Your game needs a play area and to define how that effects the play of the game. Do the action cards get discarded when they are played? Or do they enter the play area and constrain or open up future choices? Is your goal to collect 7 matching factions/territories/colors in play or in your hand? If they must be in play, can they be attacked, stolen, discarded? Or do you only accumulate? And how might a number on each card play into this dynamic? And are all actions automatically effective when you play them or do they have a cost or set of limitations to be activated?

Ultimately, each of these questions spawns an idea for how the game might look like an existing card game... so the challenge will be to come up with a dynamic that does not look like thing else.

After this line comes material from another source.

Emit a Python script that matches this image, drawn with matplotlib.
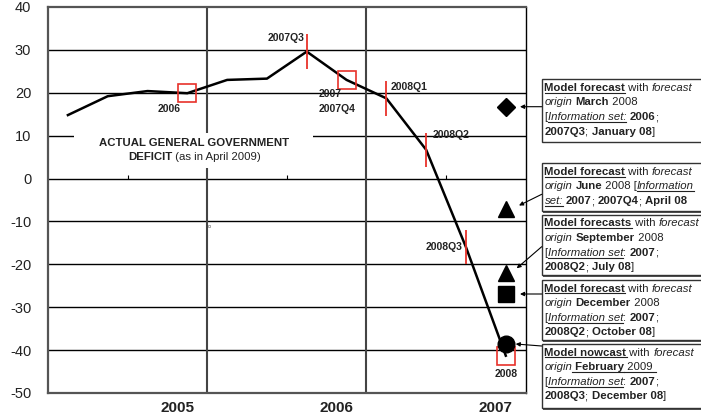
import matplotlib
matplotlib.use("Agg")
import matplotlib.pyplot as plt
from matplotlib.patches import Rectangle, FancyArrowPatch
from matplotlib.lines import Line2D

plt.rcParams['font.family'] = ['Liberation Sans', 'DejaVu Sans']
plt.rcParams['axes.unicode_minus'] = False

W, H = 701, 417

# actual deficit path (points at quarter centres)
deficit_x = [0.5, 1.5, 2.5, 3.5, 4.5, 5.5, 6.5, 7.5, 8.5, 9.5, 10.5, 11.5]
deficit = [14.8, 19.2, 20.4, 19.9, 23.0, 23.3, 29.6, 23.0, 18.7, 6.7, -16.0, -41.3]

# red vertical markers (quarterly data releases)
q_idx = [6, 8, 9, 10]
q_labels = ['2007Q3', '2008Q1', '2008Q2', '2008Q3']

# red squares (annual data releases)
a_idx = [3, 7, 11]

# model forecasts
fc_x = [11.5, 11.5, 11.5, 11.5, 11.5]
fc_y = [16.8, -7.0, -22.0, -27.0, -38.6]
fc_marker = ['D', '^', '^', 's', 'o']
fc_size = [9.5, 12, 12, 11.5, 12]

year_labels = ['2005', '2006', '2007']
year_pos = [3.25, 7.25, 11.25]
yticks = [-50, -40, -30, -20, -10, 0, 10, 20, 30, 40]

fig = plt.figure(figsize=(W / 100, H / 100), dpi=100)
ax = fig.add_axes([48 / W, 1 - 393 / H, (525.7 - 48) / W, (393 - 7) / H])
ax.set_xlim(0, 12)
ax.set_ylim(-50, 40)
ax.set_yticks(yticks)
ax.set_yticklabels([str(v) for v in yticks], fontsize=10.5, color='#222222')
ax.set_xticks(year_pos)
ax.set_xticklabels(year_labels, fontsize=11, fontweight='bold', color='#222222')
ax.tick_params(axis='both', length=0)
ax.tick_params(axis='y', pad=12)
ax.tick_params(axis='x', pad=6)

for v in yticks[1:-1]:
    ax.axhline(v, color='black', lw=1.0, zorder=1)
for v in [4, 8]:
    ax.axvline(v, color='#444444', lw=1.5, zorder=1)
ax.vlines([2, 6, 10], 0, 0.8, color='black', lw=0.8, zorder=1)
ax.plot([4.05], [-11.0], marker='s', ms=1.5, mfc='none', mec='#888888', mew=0.5)

for s in ['left', 'bottom', 'top']:
    ax.spines[s].set_color('#555555')
    ax.spines[s].set_linewidth(1.6)
ax.spines['right'].set_color('black')
ax.spines['right'].set_linewidth(1.0)

# white box behind the series label
ax.add_patch(Rectangle((0.65, 2.4), 6.0, 8.3, facecolor='white', edgecolor='none', zorder=2))

ax.plot(deficit_x, deficit, color='black', lw=1.8, zorder=3)

for i in q_idx:
    ax.vlines(deficit_x[i], deficit[i] - 4.0, deficit[i] + 4.0, color='#e8312a', lw=1.3, zorder=4)
for i in a_idx:
    ax.plot(deficit_x[i], deficit[i], marker='s', ms=13, mfc='none', mec='#e8312a', mew=1.2, zorder=4)

for x, y, m, s in zip(fc_x, fc_y, fc_marker, fc_size):
    ax.plot(x, y, marker=m, ms=s, color='black', zorder=5, linestyle='none')

lab = dict(fontsize=7.5, fontweight='bold', color='#222222', zorder=6)
ax.text(6.45, 32.8, '2007Q3', ha='right', va='center', **lab)
ax.text(8.6, 21.3, '2008Q1', ha='left', va='center', **lab)
ax.text(9.65, 10.2, '2008Q2', ha='left', va='center', **lab)
ax.text(10.4, -16.0, '2008Q3', ha='right', va='center', **lab)
ax.text(3.05, 16.2, '2006', ha='center', va='center', **lab)
ax.text(6.8, 19.7, '2007', ha='left', va='center', **lab)
ax.text(6.8, 16.2, '2007Q4', ha='left', va='center', **lab)
ax.text(11.5, -45.5, '2008', ha='center', va='center', **lab)

fig.canvas.draw()
renderer = fig.canvas.get_renderer()


def seg_width(txt, size, weight, style):
    a = fig.text(0, 0, 'II', fontsize=size, fontweight=weight, fontstyle=style)
    b = fig.text(0, 0, 'I' + txt + 'I', fontsize=size, fontweight=weight, fontstyle=style)
    w = b.get_window_extent(renderer).width - a.get_window_extent(renderer).width
    a.remove()
    b.remove()
    return w


def rich_line(x, y, segs, size=8.0, ha='left', color='#222222'):
    # segs: (text, flags) with flags containing b / i / u
    widths = []
    for txt, fl in segs:
        widths.append(seg_width(txt, size, 'bold' if 'b' in fl else 'normal',
                                'italic' if 'i' in fl else 'normal'))
    if ha == 'center':
        x = x - sum(widths) / 2
    for (txt, fl), w in zip(segs, widths):
        fig.text(x / W, 1 - y / H, txt, fontsize=size, color=color,
                 fontweight='bold' if 'b' in fl else 'normal',
                 fontstyle='italic' if 'i' in fl else 'normal', va='baseline')
        if 'u' in fl:
            fig.add_artist(Line2D([x / W, (x + w) / W], [1 - (y + 1.8) / H] * 2,
                                  color=color, lw=0.8))
        x += w


# series label
rich_line(194.5, 146, [('ACTUAL GENERAL GOVERNMENT', 'b')], size=8.2, ha='center')
rich_line(194.5, 160, [('DEFICIT', 'b'), (' (as in April 2009)', '')], size=8.2, ha='center')

# annotation boxes: (top, bottom, lines, arrow start y, arrow end (x, y))
boxes = [
    (79.3, 141.7, [
        [('Model forecast', 'bu'), (' with ', ''), ('forecast', 'i')],
        [('origin', 'i'), (' ', ''), ('March', 'b'), (' 2008', '')],
        [('[', ''), ('Information set:', 'iu'), (' ', ''), ('2006', 'b'), (';', '')],
        [('2007Q3', 'b'), ('; ', ''), ('January 08', 'b'), (']', '')],
    ], 106.7, (520, 106.7)),
    (163.3, 211.5, [
        [('Model forecast', 'bu'), (' with ', ''), ('forecast', 'i')],
        [('origin', 'i'), (' ', ''), ('June', 'b'), (' 2008 [', ''), ('Information', 'iu')],
        [('set:', 'iu'), (' ', ''), ('2007', 'b'), ('; ', ''), ('2007Q4', 'b'), ('; ', ''), ('April 08', 'b')],
    ], 194.3, (519, 205.5)),
    (215, 275, [
        [('Model forecasts', 'bu'), (' with ', ''), ('forecast', 'i')],
        [('origin', 'i'), (' ', ''), ('September', 'b'), (' 2008', '')],
        [('[', ''), ('Information set', 'iu'), (': ', ''), ('2007', 'b'), (';', '')],
        [('2008Q2', 'b'), ('; ', ''), ('July 08', 'b'), (']', '')],
    ], 246.7, (516.7, 268.3)),
    (280, 340, [
        [('Model forecast', 'bu'), (' with ', ''), ('forecast', 'i')],
        [('origin', 'i'), (' ', ''), ('December', 'b'), (' 2008', '')],
        [('[', ''), ('Information set', 'iu'), (': ', ''), ('2007', 'b'), (';', '')],
        [('2008Q2', 'b'), ('; ', ''), ('October 08', 'b'), (']', '')],
    ], 294, (520, 294)),
    (344, 408.3, [
        [('Model nowcast', 'bu'), (' with ', ''), ('forecast', 'i')],
        [('origin', 'i'), (' February', 'bu'), (' 2009 ', 'u')],
        [('[', ''), ('Information set', 'iu'), (': ', ''), ('2007', 'b'), (';', '')],
        [('2008Q3', 'b'), ('; ', ''), ('December 08', 'b'), (']', '')],
    ], 346, (515.7, 344)),
]

for top, bottom, lines, ay, (ex, ey) in boxes:
    # slight shadow, then the box
    fig.add_artist(Rectangle((543.2 / W, 1 - (bottom + 1.5) / H), (W - 541.7 + 5) / W, (bottom - top) / H,
                             facecolor='#555555', edgecolor='none',
                             transform=fig.transFigure, clip_on=False))
    fig.add_artist(Rectangle((541.7 / W, 1 - bottom / H), (W - 541.7 + 5) / W, (bottom - top) / H,
                             facecolor='white', edgecolor='#333333', lw=1.0,
                             transform=fig.transFigure, clip_on=False))
    for k, segs in enumerate(lines):
        rich_line(544.5, top + 11.5 + k * 14.6, segs, size=8.2)
    fig.add_artist(FancyArrowPatch(
        (541.7 / W, 1 - ay / H), (ex / W, 1 - ey / H), transform=fig.transFigure,
        arrowstyle='-|>', mutation_scale=6, color='black', lw=0.8, shrinkA=0, shrinkB=0))

fig.savefig('out.png', dpi=100)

And, is fun!

Instead of numbers...

What the previous poster (Richard James, is that you?) is saying about numbers on the cards is true - most games of that type (rummy variants) have 2 aspects to each card (suit and rank) such that each card could fit into either of 2 types of sets.

First off, giving each card 1 attribute (suit) and 1 ability (the action involved) might be interesting enough - that's sort of like 2 attributes (rank and suit) in a way.

However, what I was going to suggest was this: Give each card a Rank, only rather than simply printing a number on the card, hide it in a geographic component of the game.

Imagine you have a game board, with a series of locations on it. For now name the locations generically: 1, 2, 3, 4, 5, etc - through 13. In each location pretend there are 4 spots, labeled Red, Green, Yellow, and Blue.

Ok, now let's say that Red, Green, Yellow and Blue are the colors (suits) of cards in your game. Each card could have a location - which, generically as we've labeled them, would be the same as the Rank number!

Now replace the generic numbers with more thematic names and you've got a well disguised Rummy set collection mechanism!